LA REQUALIFICATION DU CDD REPLACE LE SALARIÉ DANS LA SITUATION D’UN CDI DEPUIS L’ORIGINE : les deux autres décisions concernent respectivement une salariée engagée en qualité de journaliste pigiste par plusieurs contrats à durée déterminée d’usage et un salarié engagé en qualité de réalisateur, suivant plusieurs contrats de travail à durée déterminée.
Dans ces affaires, le juge a prononcé la requalification des CDD en relation à durée indéterminée, ce que l’employeur ne contestait pas sur le principe.

La question portait, dans les deux cas, sur le calcul de rappels de salaire et accessoires : l’employeur soutenait que le montant global des sommes versées lors des CDD requalifiés était supérieur à celui des sommes dues aux salariés permanents, de sorte que le salarié était rempli de ses droits. Or, le principe de la requalification des CDD en CDI impose une fiction juridique selon laquelle le salarié est replacé, depuis l’origine de la relation, dans la situation qui aurait été la sienne s’il avait conclu en premier lieu un contrat à durée indéterminée. Cette transformation dont les effets remontent dans le temps suppose l’octroi de certaines sommes dues aux salariés en CDI et qui n’ont pas été versées au salarié lors de ses CDD requalifiés.
La Haute Juridiction confirme que les sommes qui ont pu être versées au salarié et étaient destinées à compenser la situation dans laquelle il était placé du fait de son contrat à durée déterminée lui restent acquises nonobstant une requalification ultérieure en contrat à durée indéterminée.

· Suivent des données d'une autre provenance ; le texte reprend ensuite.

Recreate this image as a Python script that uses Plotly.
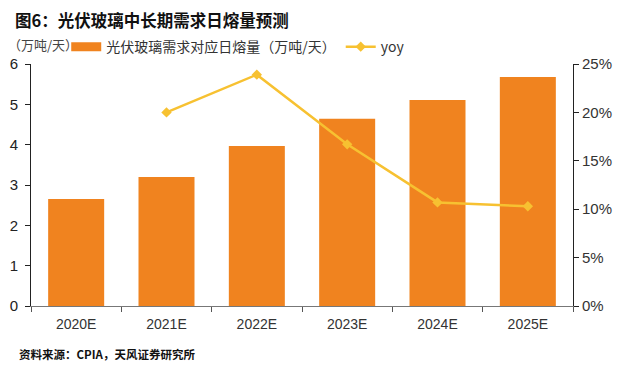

L’INDEMNITÉ DE LICENCIEMENT SANS CAUSE RÉELLE ET SÉRIEUSE EST ASSISE SUR LES SALAIRES PERÇUS EN CDD : dans la troisième affaire, l’employeur faisait grief à l’arrêt qui, pour le condamner au versement d’une certaine somme à titre d’indemnité de licenciement sans cause réelle et sérieuse, avait pris en considération les sommes versées au titre du statut d’intermittent, dont le montant était supérieur au salaire que le salarié aurait perçu en CDI.
Partant du principe que la requalification des CDD en relation à durée indéterminée a pour effet de replacer le salarié dans la situation qui aurait été la sienne s’il avait été embauché depuis l’origine en CDI, l’employeur faisait valoir que le salaire de base servant d’assiette à l’indemnité de licenciement sans cause réelle et sérieuse devait être celui que le salarié aurait perçu en CDI.
Rappelant que les sommes versées au salarié en sa qualité d’intermittent, destinées à compenser la situation dans laquelle il était placé du fait de son contrat à durée déterminée, lui restaient acquises, la Cour de cassation en déduit que les juges du fond, qui, pour déterminer le montant de l’indemnité pour licenciement sans cause réelle et sérieuse, ont pris en compte les sommes perçues par le salarié au titre du salaire de base brut d’intermittent qui lui étaient définitivement acquises, ont fait une exacte application de l’article L 1235-3 du Code du travail.

En revanche, l’employeur contestait, de la même manière, le mode de calcul de l’indemnité compensatrice de préavis. Selon lui, son montant doit être égal au montant des salaires que le salarié aurait perçus s’il avait travaillé pendant la durée du préavis.
Or, par l’effet de la requalification des CDD en relation à durée indéterminée, le salarié devait être replacé dans la situation d’un salarié permanent de l’entreprise, de sorte que, selon lui, l’assiette de l’indemnité compensatrice de préavis devait exclure les sommes versées dans le cadre des CDD.
Au visa des articles L 1234-1 et L 1234-5 du Code du travail, la Cour de cassation confirme d’abord que l’indemnité compensatrice de préavis due au salarié est égale au montant des salaires qu’il aurait perçus s’il avait travaillé pendant la durée du préavis et rappelle l’effet de la requalification de la relation contractuelle en contrat à durée indéterminée qui confère au salarié le statut de travailleur permanent de l’entreprise depuis l’origine : en d’autres termes, par l’effet de la requalification en contrat à durée indéterminée, l’indemnité de préavis devait être calculée au regard des sommes que le salarié aurait perçues en application du statut de travailleur permanent qui lui avait été reconnu.